The two showrunners have been trying to run damage control on the backlash over the past few days of the news. Now even HBO president Casey Bloys himself has decided to weigh in on the brouhaha.

He did so however by admitting that the public introduction to “Confederate” had been badly handled.

Misguided introduction

On Wednesday, July 27, HBO boss Casey Bloys delivered an address at the Television Critics Association press tour in Pasadena, California. One of the subjects he touched on was the negative reception of their network’s in-development series “Confederate.”

Here he came clean about the rollout of the show, remarking that there may have been a bit of “misguidance” in David Benioff and D.B. Weiss’ presentation of the new show. "HBO's mistake was that we would be able to announce an idea that is so sensitive and requires such care and thought on the part of producers in a press release,” he said.

Confederate” is being conceptualized by Weiss and Benioff with help from Nichelle Tramble Spellman and Malcolm Spellman. It imagines the world with a history wherein the southern US successfully secedes from the north to become a nation of its own.

In this way, they preserve their institution of slavery well into the present day, while relations with the United States up north alternate between armed conflict and cold war with a demilitarized zone separating them.

At the onset of the series, however, the two nations are on the verge of fighting a third war.

No stereotyping

The most widespread backlash of HBO’s “Confederate” series comes from two factions. Americans from the southern states decry what they perceive as a show that will stereotype them as rednecks with an obsession for slaveholding.

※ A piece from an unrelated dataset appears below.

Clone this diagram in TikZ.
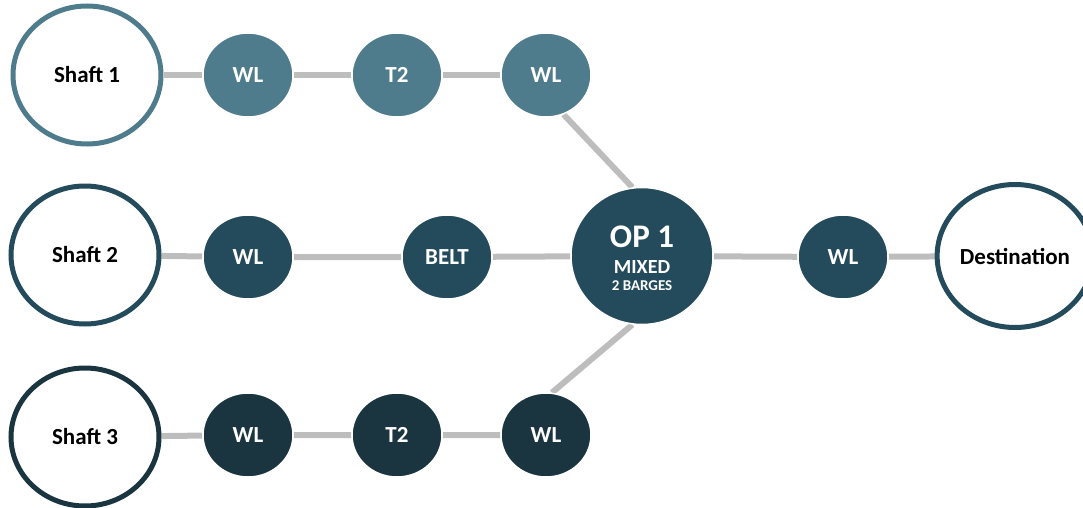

African-Americans meanwhile are upset at a possible sensationalist treatment of the suffering of their ancestors. Casey Bloys tells his TCA press tour audience that D.B. Weiss and David Benioff, along with their fellow producers, are not looking at modern-day 'whips and plantations.'

"The producers said they're not going to do Gone with the Wind 2017,” Bloys explains. “It's not whips and plantations. What they envision is what a modern-day version of slavery would look like." He enjoins the public to “judge the actual material as opposed to what it could be.”

HBO hopes to begin work on “Confederate" after “Game of Thrones” concludes next year; its seventh season which started this July is only two episodes though.